● WRITTEN EXERCISE
Work through the data below line by line and say how many lines hold "that"; give only the number.

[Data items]
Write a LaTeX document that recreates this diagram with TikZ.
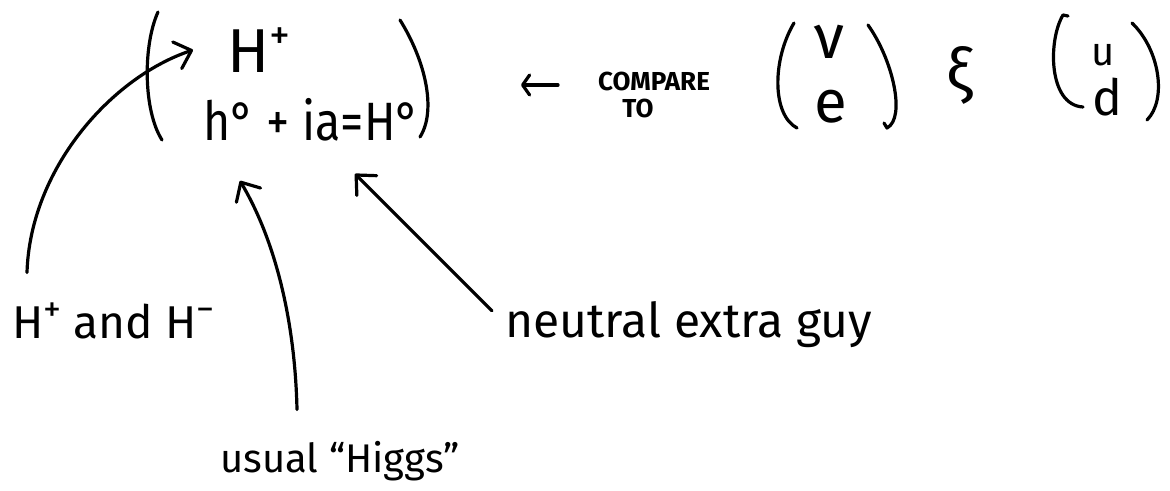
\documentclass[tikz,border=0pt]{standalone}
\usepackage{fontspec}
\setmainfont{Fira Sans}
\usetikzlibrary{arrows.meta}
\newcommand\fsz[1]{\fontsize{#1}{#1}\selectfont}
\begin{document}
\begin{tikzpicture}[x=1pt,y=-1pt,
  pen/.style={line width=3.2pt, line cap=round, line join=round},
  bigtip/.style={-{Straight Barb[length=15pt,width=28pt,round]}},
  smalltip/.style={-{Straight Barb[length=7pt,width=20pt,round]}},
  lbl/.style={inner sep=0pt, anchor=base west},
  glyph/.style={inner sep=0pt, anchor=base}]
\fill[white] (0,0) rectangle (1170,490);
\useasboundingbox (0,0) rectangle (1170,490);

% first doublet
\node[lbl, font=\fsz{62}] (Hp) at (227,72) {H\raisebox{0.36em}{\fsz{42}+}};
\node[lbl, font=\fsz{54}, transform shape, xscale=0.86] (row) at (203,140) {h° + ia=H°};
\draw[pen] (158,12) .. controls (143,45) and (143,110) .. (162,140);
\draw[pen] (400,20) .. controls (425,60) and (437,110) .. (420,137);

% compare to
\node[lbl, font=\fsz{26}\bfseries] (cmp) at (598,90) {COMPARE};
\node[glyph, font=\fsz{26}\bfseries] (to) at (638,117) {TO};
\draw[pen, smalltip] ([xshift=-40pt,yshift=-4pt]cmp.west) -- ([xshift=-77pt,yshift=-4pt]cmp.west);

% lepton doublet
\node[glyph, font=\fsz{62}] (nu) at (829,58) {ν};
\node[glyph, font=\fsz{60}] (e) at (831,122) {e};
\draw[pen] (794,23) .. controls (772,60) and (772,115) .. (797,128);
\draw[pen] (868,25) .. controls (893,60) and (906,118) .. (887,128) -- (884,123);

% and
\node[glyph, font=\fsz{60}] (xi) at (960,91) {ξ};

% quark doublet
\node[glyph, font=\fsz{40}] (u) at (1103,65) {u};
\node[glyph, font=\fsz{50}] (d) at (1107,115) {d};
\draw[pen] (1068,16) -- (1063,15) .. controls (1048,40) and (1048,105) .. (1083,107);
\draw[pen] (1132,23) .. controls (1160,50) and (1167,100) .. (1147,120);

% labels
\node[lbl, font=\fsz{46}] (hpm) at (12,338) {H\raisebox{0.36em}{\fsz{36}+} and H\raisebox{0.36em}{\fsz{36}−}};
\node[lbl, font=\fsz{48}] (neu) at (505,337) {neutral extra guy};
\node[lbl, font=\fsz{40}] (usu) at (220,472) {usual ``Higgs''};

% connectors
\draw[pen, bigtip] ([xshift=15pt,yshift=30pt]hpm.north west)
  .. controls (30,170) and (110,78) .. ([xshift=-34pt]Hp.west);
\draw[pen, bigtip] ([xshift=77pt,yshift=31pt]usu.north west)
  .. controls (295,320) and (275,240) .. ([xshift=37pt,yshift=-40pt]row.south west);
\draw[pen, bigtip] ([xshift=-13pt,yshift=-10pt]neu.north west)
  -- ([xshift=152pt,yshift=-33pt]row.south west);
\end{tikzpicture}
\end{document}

* * *

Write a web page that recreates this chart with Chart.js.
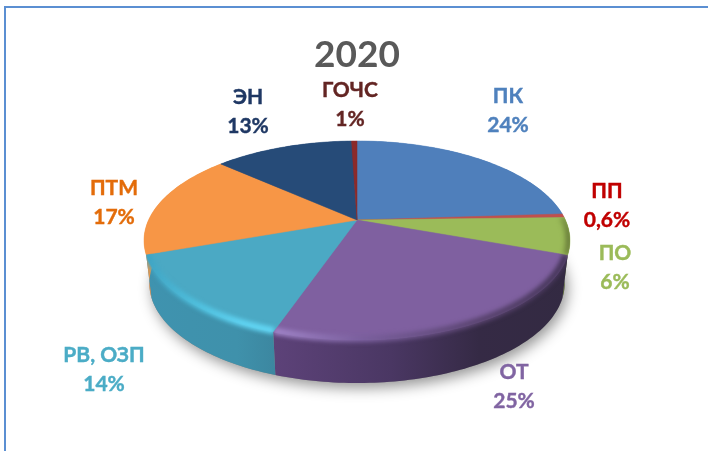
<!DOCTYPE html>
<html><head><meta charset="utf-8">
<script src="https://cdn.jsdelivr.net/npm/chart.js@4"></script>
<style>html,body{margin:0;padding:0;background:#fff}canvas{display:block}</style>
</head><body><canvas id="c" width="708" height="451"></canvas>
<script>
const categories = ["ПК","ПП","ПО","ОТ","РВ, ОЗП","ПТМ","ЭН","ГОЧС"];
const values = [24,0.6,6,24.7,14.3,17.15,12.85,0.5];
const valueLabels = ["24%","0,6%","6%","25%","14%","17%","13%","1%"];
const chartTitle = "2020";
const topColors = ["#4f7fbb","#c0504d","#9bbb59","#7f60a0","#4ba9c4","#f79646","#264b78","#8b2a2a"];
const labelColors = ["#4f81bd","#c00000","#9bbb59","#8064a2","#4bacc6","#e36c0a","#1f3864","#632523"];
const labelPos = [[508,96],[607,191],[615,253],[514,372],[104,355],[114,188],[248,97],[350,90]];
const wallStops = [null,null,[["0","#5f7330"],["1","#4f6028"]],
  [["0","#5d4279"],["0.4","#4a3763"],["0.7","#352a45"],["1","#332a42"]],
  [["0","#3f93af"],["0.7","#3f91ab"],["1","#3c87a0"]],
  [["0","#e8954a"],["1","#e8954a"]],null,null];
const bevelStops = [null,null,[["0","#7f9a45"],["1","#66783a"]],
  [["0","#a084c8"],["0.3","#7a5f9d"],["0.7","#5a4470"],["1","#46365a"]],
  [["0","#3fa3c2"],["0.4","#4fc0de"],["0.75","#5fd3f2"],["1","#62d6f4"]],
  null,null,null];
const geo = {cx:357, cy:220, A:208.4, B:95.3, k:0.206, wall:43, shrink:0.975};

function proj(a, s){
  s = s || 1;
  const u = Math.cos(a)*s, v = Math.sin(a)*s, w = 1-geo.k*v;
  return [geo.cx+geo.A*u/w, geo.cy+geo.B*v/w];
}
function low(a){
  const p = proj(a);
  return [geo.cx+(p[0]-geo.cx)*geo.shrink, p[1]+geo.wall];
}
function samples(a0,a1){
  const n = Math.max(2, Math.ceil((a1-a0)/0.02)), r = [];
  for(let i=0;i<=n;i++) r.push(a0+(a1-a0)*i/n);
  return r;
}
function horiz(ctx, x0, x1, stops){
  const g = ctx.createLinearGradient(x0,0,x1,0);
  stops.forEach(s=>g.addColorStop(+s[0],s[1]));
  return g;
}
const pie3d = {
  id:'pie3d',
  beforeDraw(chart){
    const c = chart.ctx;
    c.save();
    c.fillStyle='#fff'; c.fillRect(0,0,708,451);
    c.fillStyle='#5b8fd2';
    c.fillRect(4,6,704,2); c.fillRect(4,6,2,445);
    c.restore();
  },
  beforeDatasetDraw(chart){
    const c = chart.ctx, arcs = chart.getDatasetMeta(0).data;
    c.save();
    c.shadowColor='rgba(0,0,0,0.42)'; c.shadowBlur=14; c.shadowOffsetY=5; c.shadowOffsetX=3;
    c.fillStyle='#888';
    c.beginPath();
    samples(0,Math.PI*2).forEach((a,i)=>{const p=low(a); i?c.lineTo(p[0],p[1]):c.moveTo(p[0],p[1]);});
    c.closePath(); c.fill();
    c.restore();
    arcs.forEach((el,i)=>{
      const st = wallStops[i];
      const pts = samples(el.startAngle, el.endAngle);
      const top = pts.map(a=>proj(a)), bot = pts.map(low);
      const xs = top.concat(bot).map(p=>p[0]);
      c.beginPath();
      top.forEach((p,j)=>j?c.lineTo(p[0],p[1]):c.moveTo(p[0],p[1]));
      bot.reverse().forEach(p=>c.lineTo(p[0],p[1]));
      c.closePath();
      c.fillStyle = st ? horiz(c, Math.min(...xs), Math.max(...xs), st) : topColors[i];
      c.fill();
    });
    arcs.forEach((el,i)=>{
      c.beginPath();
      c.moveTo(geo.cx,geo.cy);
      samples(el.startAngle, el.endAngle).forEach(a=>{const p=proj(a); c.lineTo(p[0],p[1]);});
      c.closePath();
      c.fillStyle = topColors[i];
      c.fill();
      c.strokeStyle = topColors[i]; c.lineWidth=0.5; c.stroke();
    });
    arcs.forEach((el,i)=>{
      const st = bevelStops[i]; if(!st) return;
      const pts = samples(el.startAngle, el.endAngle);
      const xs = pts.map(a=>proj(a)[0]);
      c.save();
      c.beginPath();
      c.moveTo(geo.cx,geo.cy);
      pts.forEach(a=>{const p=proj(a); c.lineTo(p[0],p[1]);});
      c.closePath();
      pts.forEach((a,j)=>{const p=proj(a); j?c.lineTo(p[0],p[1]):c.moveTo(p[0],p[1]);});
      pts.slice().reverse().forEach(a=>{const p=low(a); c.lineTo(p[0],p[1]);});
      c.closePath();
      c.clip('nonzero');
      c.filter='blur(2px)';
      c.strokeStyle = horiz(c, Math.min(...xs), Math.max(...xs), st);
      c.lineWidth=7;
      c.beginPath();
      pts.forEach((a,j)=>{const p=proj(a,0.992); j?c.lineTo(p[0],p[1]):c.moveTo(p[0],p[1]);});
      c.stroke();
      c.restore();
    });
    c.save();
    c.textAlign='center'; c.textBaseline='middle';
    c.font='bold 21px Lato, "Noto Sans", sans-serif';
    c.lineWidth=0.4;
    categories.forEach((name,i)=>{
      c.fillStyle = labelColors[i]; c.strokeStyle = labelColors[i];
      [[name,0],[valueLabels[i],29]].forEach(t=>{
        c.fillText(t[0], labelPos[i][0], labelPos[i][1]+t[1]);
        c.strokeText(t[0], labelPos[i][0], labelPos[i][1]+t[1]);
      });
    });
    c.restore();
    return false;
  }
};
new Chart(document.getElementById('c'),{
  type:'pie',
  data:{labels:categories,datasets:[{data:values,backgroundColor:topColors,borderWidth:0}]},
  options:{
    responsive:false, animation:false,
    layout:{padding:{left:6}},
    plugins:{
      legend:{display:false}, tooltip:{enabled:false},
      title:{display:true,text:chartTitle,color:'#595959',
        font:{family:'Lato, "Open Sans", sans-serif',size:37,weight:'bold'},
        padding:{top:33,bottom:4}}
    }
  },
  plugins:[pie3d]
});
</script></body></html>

● WRITTEN REPLY
2